If your Shiba is relaxed, he or she may have a hanging tail, and that smile Shibas are known for.

A playful Shiba will bow and make a puppy play move, and this will signal that they want to play with you! Tongue out, jumping, and a wagging tail are all excellent signs of a happy, playful puppy.

An aroused Shiba may bark or cry a lot. It is crucial to find ways to calm your dog down without panicking. Sometimes a barking Shiba can be a little intimidating since they have no words to describe how they are feeling. Another thing to look for is teeth. If they look like they’re snarling, it’s telling something or someone to back off.

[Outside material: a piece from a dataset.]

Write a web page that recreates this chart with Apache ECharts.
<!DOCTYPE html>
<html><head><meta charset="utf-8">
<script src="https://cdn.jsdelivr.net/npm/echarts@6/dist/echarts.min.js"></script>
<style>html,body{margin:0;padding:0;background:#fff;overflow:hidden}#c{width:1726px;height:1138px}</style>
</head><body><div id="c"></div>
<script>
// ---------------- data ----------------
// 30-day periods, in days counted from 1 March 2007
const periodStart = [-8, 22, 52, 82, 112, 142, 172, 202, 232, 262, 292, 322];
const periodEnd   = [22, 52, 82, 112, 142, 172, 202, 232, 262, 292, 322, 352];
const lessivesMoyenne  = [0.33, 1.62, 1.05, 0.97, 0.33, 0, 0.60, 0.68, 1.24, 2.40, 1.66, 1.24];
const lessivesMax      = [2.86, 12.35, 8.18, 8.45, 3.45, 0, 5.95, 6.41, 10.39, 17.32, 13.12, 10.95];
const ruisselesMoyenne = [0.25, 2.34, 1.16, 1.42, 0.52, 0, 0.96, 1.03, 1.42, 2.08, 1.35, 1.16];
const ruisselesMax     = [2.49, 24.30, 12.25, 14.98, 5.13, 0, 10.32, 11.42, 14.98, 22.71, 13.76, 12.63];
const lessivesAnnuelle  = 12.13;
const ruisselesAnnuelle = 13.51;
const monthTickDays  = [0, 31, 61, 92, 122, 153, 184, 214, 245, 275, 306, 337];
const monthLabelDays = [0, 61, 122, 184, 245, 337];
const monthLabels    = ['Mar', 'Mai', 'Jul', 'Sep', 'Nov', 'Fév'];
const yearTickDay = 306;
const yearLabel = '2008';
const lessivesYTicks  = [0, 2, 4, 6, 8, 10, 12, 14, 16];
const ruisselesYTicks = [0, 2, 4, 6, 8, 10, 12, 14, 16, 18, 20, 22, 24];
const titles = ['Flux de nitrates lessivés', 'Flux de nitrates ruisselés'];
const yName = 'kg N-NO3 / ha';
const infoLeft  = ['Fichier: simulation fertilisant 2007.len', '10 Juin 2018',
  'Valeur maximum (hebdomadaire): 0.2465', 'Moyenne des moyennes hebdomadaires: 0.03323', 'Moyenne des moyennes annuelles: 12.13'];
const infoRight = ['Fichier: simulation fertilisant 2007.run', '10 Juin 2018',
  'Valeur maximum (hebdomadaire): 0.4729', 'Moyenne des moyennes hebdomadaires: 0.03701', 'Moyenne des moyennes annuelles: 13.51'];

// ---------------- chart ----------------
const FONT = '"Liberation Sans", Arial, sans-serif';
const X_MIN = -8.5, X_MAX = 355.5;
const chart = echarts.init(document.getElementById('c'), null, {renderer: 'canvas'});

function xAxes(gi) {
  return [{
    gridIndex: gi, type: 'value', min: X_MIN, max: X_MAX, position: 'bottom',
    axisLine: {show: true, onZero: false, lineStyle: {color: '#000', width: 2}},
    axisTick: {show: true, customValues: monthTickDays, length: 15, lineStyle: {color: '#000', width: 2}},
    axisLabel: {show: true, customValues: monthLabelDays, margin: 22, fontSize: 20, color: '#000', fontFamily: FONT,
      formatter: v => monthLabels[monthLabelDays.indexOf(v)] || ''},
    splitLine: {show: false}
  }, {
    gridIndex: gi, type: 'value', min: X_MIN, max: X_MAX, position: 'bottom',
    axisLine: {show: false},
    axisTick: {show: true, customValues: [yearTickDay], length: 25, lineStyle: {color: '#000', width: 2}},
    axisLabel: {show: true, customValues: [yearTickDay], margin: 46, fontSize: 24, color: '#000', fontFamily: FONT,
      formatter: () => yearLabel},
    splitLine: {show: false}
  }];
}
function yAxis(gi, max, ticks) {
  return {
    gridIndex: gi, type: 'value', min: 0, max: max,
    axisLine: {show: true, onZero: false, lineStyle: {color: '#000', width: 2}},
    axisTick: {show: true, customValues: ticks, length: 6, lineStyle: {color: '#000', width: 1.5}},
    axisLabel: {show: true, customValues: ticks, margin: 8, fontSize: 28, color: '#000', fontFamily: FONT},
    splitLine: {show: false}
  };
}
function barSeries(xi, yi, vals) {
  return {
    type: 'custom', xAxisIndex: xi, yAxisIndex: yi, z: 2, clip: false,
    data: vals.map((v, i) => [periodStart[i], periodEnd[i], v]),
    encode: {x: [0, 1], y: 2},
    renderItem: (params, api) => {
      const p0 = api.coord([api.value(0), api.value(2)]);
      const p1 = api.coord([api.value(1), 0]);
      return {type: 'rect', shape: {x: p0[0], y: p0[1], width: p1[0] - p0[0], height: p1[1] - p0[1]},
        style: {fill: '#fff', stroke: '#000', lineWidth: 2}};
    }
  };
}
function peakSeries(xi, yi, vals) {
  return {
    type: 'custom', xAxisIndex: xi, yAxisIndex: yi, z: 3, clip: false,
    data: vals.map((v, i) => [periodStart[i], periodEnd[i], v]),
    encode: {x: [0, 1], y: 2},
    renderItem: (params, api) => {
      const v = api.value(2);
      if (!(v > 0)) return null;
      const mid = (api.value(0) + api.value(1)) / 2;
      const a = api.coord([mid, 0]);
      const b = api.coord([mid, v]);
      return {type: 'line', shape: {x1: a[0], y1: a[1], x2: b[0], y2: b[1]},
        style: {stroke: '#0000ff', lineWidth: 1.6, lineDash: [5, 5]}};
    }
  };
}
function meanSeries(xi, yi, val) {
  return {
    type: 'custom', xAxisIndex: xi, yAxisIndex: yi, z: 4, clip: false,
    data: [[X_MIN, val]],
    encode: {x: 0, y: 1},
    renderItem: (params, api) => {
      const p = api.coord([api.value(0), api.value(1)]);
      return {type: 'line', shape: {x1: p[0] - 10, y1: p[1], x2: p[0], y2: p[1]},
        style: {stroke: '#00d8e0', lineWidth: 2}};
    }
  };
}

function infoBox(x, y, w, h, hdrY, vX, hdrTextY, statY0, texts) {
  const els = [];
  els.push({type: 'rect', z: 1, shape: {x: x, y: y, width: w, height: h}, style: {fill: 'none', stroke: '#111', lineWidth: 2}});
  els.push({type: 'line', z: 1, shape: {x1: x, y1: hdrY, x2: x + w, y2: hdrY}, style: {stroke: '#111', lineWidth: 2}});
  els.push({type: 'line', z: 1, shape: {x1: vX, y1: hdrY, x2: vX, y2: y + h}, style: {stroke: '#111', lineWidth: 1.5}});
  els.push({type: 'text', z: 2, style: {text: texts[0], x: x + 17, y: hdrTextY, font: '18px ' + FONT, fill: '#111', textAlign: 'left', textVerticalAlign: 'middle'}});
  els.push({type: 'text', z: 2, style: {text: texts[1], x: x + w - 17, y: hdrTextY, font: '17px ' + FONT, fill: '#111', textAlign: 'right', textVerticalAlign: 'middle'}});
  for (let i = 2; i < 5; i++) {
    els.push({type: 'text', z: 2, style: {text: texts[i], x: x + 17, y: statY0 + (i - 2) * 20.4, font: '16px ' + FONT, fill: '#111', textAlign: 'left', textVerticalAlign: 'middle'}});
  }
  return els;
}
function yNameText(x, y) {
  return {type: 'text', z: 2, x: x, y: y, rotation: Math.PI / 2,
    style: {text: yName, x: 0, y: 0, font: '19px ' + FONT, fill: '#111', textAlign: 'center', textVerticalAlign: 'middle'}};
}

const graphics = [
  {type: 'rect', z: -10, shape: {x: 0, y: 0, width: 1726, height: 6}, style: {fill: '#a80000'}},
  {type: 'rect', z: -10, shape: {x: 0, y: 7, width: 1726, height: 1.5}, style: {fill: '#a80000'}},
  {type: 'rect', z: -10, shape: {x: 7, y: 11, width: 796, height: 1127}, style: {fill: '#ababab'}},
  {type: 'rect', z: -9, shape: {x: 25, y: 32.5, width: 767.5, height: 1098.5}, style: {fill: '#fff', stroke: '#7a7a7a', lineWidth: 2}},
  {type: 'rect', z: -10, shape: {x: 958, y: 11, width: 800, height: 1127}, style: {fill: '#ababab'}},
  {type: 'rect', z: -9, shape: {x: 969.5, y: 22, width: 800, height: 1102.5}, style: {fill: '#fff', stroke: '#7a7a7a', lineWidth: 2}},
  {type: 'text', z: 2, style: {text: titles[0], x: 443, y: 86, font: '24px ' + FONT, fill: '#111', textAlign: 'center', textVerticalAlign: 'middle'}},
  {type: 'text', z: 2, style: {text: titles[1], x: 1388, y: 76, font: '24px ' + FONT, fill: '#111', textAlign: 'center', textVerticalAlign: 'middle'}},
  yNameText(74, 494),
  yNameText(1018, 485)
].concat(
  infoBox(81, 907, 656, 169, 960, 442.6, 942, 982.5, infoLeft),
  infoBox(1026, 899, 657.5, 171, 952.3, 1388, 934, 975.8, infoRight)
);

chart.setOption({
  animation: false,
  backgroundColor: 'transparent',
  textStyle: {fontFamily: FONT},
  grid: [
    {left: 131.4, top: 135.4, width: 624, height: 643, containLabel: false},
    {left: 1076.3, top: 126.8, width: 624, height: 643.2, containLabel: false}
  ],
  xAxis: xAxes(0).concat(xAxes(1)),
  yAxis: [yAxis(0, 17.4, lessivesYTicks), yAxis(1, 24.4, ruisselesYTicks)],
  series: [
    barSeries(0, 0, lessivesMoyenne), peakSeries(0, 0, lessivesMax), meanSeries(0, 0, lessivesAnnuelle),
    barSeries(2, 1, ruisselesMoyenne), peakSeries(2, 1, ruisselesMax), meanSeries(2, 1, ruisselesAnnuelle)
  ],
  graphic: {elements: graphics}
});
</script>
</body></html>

Anxiety is also common in some dogs. You will be able to tell if something is upsetting them if their ears are flat and they are cowering away from something. If it is an object, they’re scared of, try removing it.

Feed Them in Separate Places

At first, you will want your Shiba and cat to learn to not be food aggressive with each other. Feed them in separate rooms but along the same door. They will be able to feel and hear each other, but it will assure that no incidents will happen.

After they learn to not steal each other’s food, they will be ready to have food completely separate. You will be able to leave food in their bowls throughout the day without having to worry if they’re eating each other’s food.

Shibas and cats need different nutrients, so you do not want them to eat each other’s food. Training them to not be food aggressive, while also not eating each other’s food is essential when owning both animals.

Shibas are the cats of the dogs, and they do require some training. If you want a dog who is highly independent with a unique personality, Shiba Inus are the right choice for you. If you own a cat already, make sure they meet your new dog first and be sure to take the personality of each animal into account. Cats and dogs can tolerate each other and may come to like each other over time and a lot of patience.